Projeto de Tese de Doutoramento

Parentalidades dissidentes: o cuidado exercido por homens trans no Brasil e em Portugal

Orientação: Ana Cristina Santos

Programa de Doutoramento: Estudos Feministas

Financiamento: FCT

A política, a prática e a experiência vivida enquanto pessoas trans* têm provocado a desconstrução do gênero enquanto categoria binária fixa nas esferas sociais, culturais, políticas e jurídicas (Platero, 2014). Contudo, o enquadramento das identidades trans* como doença mental nos manuais de medicina tem persistido desde os anos 1970, patologizando-as e prejudicando seu reconhecimento social (Lionço, 2009) a partir de diagnósticos médicos uniformizados em países como Portugal e Brasil.

Em contrapartida, o movimento pela despatologização dessas identidades demanda ressignificar as transições de gênero a partir do campo dos Direitos Humanos (Princípios de Yogyakarta, 2007; Davy et al., 2018), da equidade e da integralidade da atenção à Saúde (Almeida e Murta, 2013; ILGA, 2016a). Além disso, propõe que as especificidades interseccionais dos contextos culturais sejam consideradas na construção de políticas sociais e pesquisas (Bento, 2010, 2017; Pelúcio, 2012), pensadas a partir da promoção da cidadania íntima, sexual e reprodutiva (Plummer, 2003; Richardson, 2000; Santos, 2018a) e da política da diferença (Young, 1990). Essas iniciativas são capazes de aprofundar o pertencimento desses indivíduos à sociedade, demonstrando potencial para a formação de alianças (Hines e Santos, 2018). Neste sentido, o questionamento de uma epistemologia binária reflete a multiplicidade das experiências vividas (Preciado, 2018) pelas pessoas trans* e ressignifica papéis sociais e categorias de masculino e feminino.

Recentes mudanças nos enquadramentos legislativos português e brasileiro têm apresentado alterações à Lei de Identidade de Gênero (Hines e Santos, 2018) e ao registro civil de pessoas trans* (Richter, 2018). Observando a escassez de estudos sobre este tema internacionalmente (Hines, 2017; Platero, 2014), a ausência de projetos e políticas que tirem essas experiências da invisibilidade e o ineditismo nos contextos da Sociologia em Portugal e no Brasil, meu objeto de análise visa ampliar a produção científica neste campo e contribuir com os movimentos sociais LGBT+ no entendimento das experiências parentais de cuidado exercidas por homens trans*. Tais vivências dividem-se entre aquelas em que exercem a função reprodutiva socialmente atribuída às mulheres, apresentando um cenário distinto na relação aos papéis sociais vinculados às categorias binárias de masculino e feminino e à norma heterossexual, e as que assumem o papel de cuidadores, estando ou não em um relacionamento afetivo.

À essa vinculação cultural do sexo ao comportamento e do gênero à genitália (Foucault, 2001; Rubin, 2003), definindo o masculino pela presença do pênis e, o feminino, pela vagina, é oferecida uma perspectiva da reprodução não vinculada a corpos e identidades (Haraway, 2013).

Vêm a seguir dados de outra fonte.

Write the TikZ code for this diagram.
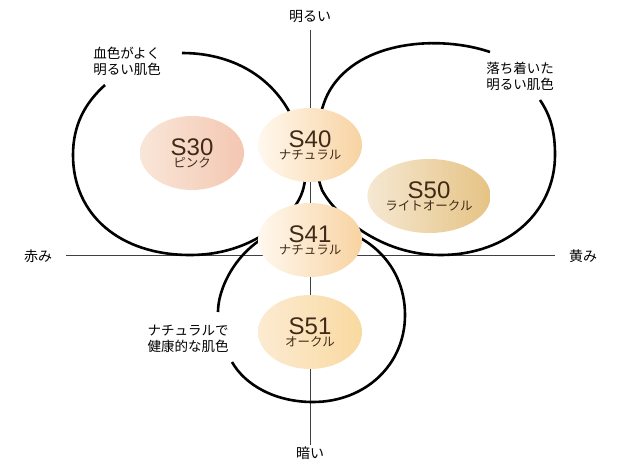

A desestruturação desses estereótipos cria subversões performativas (Butler, 2017) e assegura não haver uma essência sobre o que é ser homem ou mulher, apenas construções sociais. Não é uma troca de lugares entre pai e mãe exclusivamente, mas a construção de novos lugares e sentidos a partir da diversidade: de experiências, de arranjos familiares, de possibilidades (Medrado e Lyra, 2002).

Neste contexto, meus questionamentos circundam em torno de como os panoramas legislativos e diretivos aplicados no Brasil e em Portugal reconhecem e protegem as identidades de gênero dos homens trans* nas experiências de parentalidade, promovendo direitos e acolhendo demandas. E, ainda, em como essa função parental pode ser exercida a partir de uma ética do cuidado (Gilligan, 1982; Tronto, 1987), que o torna responsabilidade individual e coletiva capaz de ultrapassar argumentos biologicistas, desconstruir processos familiares tradicionais e os reconstruir baseando-se nessa variabilidade de experiências (Dierckx e Platero, 2018).

Dessa maneira, esse trabalho de investigação propõe-se, a partir das experiências de cuidado parental de homens trans*, traçar um panorama comparativo do enquadramento jurídico e das políticas sociais entre Brasil e Portugal no que diz respeito ao acolhimento e promoção de suas cidadanias íntima (Plummer, 2003) , sexual (Richardson, 2000) e reprodutiva (Santos, 2018a). A investigação visa contribuir com a ampliação dos atuais debates sociológicos em torno desses temas, promovidos no meio acadêmico e do ativismo, bem como na formulação de políticas públicas inclusivas, não discriminatórias e que promovam respeito às liberdades individuais e ao reconhecimento social das famílias LGBT+.